▸ Raw data:
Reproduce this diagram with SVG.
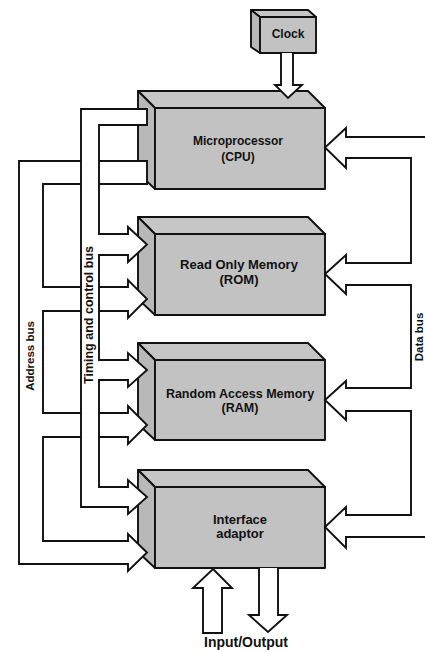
<svg xmlns="http://www.w3.org/2000/svg" width="425" height="652" viewBox="0 0 425 652">
<style>
.face{fill:#c2c2c2;stroke:#111;stroke-width:1.9;stroke-linejoin:round}
.side{fill:#b8b8b8;stroke:#111;stroke-width:1.9;stroke-linejoin:round}
.top{fill:#c6c6c6;stroke:#111;stroke-width:1.9;stroke-linejoin:round}
.bus{fill:#fff;stroke:#111;stroke-width:1.9;stroke-linejoin:miter}
.lbl{font-family:"Liberation Sans",Arial,sans-serif;font-weight:bold;fill:#111;text-anchor:middle}
</style>
<rect width="425" height="652" fill="#fff"/>
<g id="clock">
<polygon class="top" points="251,10 308,10 316,17 260,17"/>
<polygon class="side" points="251,10 260,17 260,53 251,47"/>
<rect class="face" x="260" y="17" width="56" height="36"/>
<text class="lbl" x="288" y="38" font-size="12">Clock</text>
</g>
<g id="cpu">
<polygon class="top" points="138,91 308,91 325,108 155,108"/>
<polygon class="side" points="138,91 155,108 155,189 138,173"/>
<rect class="face" x="155" y="108" width="170" height="81"/>
<text class="lbl" x="238" y="145" font-size="12">Microprocessor</text>
<text class="lbl" x="238" y="161" font-size="12">(CPU)</text>
</g>
<g id="rom">
<polygon class="top" points="138,217 308,217 325,234 155,234"/>
<polygon class="side" points="138,217 155,234 155,315 138,299"/>
<rect class="face" x="155" y="234" width="170" height="81"/>
<text class="lbl" x="239" y="269" font-size="13">Read Only Memory</text>
<text class="lbl" x="239" y="284" font-size="13">(ROM)</text>
</g>
<g id="ram">
<polygon class="top" points="138,343 308,343 325,360 155,360"/>
<polygon class="side" points="138,343 155,360 155,440 138,424"/>
<rect class="face" x="155" y="360" width="170" height="80"/>
<text class="lbl" x="240" y="398" font-size="12.5">Random Access Memory</text>
<text class="lbl" x="240" y="412" font-size="12.5">(RAM)</text>
</g>
<g id="interface">
<polygon class="top" points="138,470 308,470 325,487 155,487"/>
<polygon class="side" points="138,470 155,487 155,568 138,552"/>
<rect class="face" x="155" y="487" width="170" height="81"/>
<text class="lbl" x="240" y="524" font-size="13">Interface</text>
<text class="lbl" x="240" y="538" font-size="13">adaptor</text>
</g>
<g id="connectors">
<polygon id="address-bus" class="bus" points="147,161 19,161 19,564 128,564 128,571 147,552.5 128,534 128,541 43,541 43,437 128,437 128,444 147,425 128,406 128,413 43,413 43,311 128,311 128,318 147,299 128,280 128,287 43,287 43,184 147,184"/>
<polygon id="timing-bus" class="bus" points="147,109 81,109 81,507 128,507 128,514 147,497 128,480 128,487 99,487 99,380 128,380 128,387 147,370 128,353 128,360 99,360 99,255 128,255 128,262 147,244.5 128,227 128,234 99,234 99,125 147,125"/>
<polygon id="data-bus" class="bus" points="440,137 346,137 346,128 325,147.5 346,168 346,158 411,158 411,263 346,263 346,255 325,274 346,294 346,285 411,285 411,388 346,388 346,381 325,400 346,420 346,411 411,411 411,515 346,515 346,507 325,527 346,548 346,537 440,537"/>
<polyline id="clock-arrow" class="bus" points="281,53 281,85 275,85 288,98 302,85 293,85 293,53"/>
<polygon id="input-arrow" class="bus" points="213,569 232,588 222,588 222,633 203,633 203,588 193,588"/>
<polyline id="output-arrow" class="bus" points="259,568 259,615 249,615 268,632 287,615 278,615 278,568"/>
<text class="lbl" font-size="11.5" transform="translate(34,356) rotate(-90)">Address bus</text>
<text class="lbl" font-size="12.5" transform="translate(92.5,315) rotate(-90)">Timing and control bus</text>
<text class="lbl" font-size="11.5" transform="translate(422.5,337) rotate(-90)">Data bus</text>
<text class="lbl" x="246" y="647" font-size="14">Input/Output</text>
</g>
</svg>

▸ Requirements:
Print out the lines exactly, skipping any picture.

▸ Full answer:
Reproduce this diagram with SVG.
<svg xmlns="http://www.w3.org/2000/svg" width="425" height="652" viewBox="0 0 425 652">
<style>
.face{fill:#c2c2c2;stroke:#111;stroke-width:1.9;stroke-linejoin:round}
.side{fill:#b8b8b8;stroke:#111;stroke-width:1.9;stroke-linejoin:round}
.top{fill:#c6c6c6;stroke:#111;stroke-width:1.9;stroke-linejoin:round}
.bus{fill:#fff;stroke:#111;stroke-width:1.9;stroke-linejoin:miter}
.lbl{font-family:"Liberation Sans",Arial,sans-serif;font-weight:bold;fill:#111;text-anchor:middle}
</style>
<rect width="425" height="652" fill="#fff"/>
<g id="clock">
<polygon class="top" points="251,10 308,10 316,17 260,17"/>
<polygon class="side" points="251,10 260,17 260,53 251,47"/>
<rect class="face" x="260" y="17" width="56" height="36"/>
<text class="lbl" x="288" y="38" font-size="12">Clock</text>
</g>
<g id="cpu">
<polygon class="top" points="138,91 308,91 325,108 155,108"/>
<polygon class="side" points="138,91 155,108 155,189 138,173"/>
<rect class="face" x="155" y="108" width="170" height="81"/>
<text class="lbl" x="238" y="145" font-size="12">Microprocessor</text>
<text class="lbl" x="238" y="161" font-size="12">(CPU)</text>
</g>
<g id="rom">
<polygon class="top" points="138,217 308,217 325,234 155,234"/>
<polygon class="side" points="138,217 155,234 155,315 138,299"/>
<rect class="face" x="155" y="234" width="170" height="81"/>
<text class="lbl" x="239" y="269" font-size="13">Read Only Memory</text>
<text class="lbl" x="239" y="284" font-size="13">(ROM)</text>
</g>
<g id="ram">
<polygon class="top" points="138,343 308,343 325,360 155,360"/>
<polygon class="side" points="138,343 155,360 155,440 138,424"/>
<rect class="face" x="155" y="360" width="170" height="80"/>
<text class="lbl" x="240" y="398" font-size="12.5">Random Access Memory</text>
<text class="lbl" x="240" y="412" font-size="12.5">(RAM)</text>
</g>
<g id="interface">
<polygon class="top" points="138,470 308,470 325,487 155,487"/>
<polygon class="side" points="138,470 155,487 155,568 138,552"/>
<rect class="face" x="155" y="487" width="170" height="81"/>
<text class="lbl" x="240" y="524" font-size="13">Interface</text>
<text class="lbl" x="240" y="538" font-size="13">adaptor</text>
</g>
<g id="connectors">
<polygon id="address-bus" class="bus" points="147,161 19,161 19,564 128,564 128,571 147,552.5 128,534 128,541 43,541 43,437 128,437 128,444 147,425 128,406 128,413 43,413 43,311 128,311 128,318 147,299 128,280 128,287 43,287 43,184 147,184"/>
<polygon id="timing-bus" class="bus" points="147,109 81,109 81,507 128,507 128,514 147,497 128,480 128,487 99,487 99,380 128,380 128,387 147,370 128,353 128,360 99,360 99,255 128,255 128,262 147,244.5 128,227 128,234 99,234 99,125 147,125"/>
<polygon id="data-bus" class="bus" points="440,137 346,137 346,128 325,147.5 346,168 346,158 411,158 411,263 346,263 346,255 325,274 346,294 346,285 411,285 411,388 346,388 346,381 325,400 346,420 346,411 411,411 411,515 346,515 346,507 325,527 346,548 346,537 440,537"/>
<polyline id="clock-arrow" class="bus" points="281,53 281,85 275,85 288,98 302,85 293,85 293,53"/>
<polygon id="input-arrow" class="bus" points="213,569 232,588 222,588 222,633 203,633 203,588 193,588"/>
<polyline id="output-arrow" class="bus" points="259,568 259,615 249,615 268,632 287,615 278,615 278,568"/>
<text class="lbl" font-size="11.5" transform="translate(34,356) rotate(-90)">Address bus</text>
<text class="lbl" font-size="12.5" transform="translate(92.5,315) rotate(-90)">Timing and control bus</text>
<text class="lbl" font-size="11.5" transform="translate(422.5,337) rotate(-90)">Data bus</text>
<text class="lbl" x="246" y="647" font-size="14">Input/Output</text>
</g>
</svg>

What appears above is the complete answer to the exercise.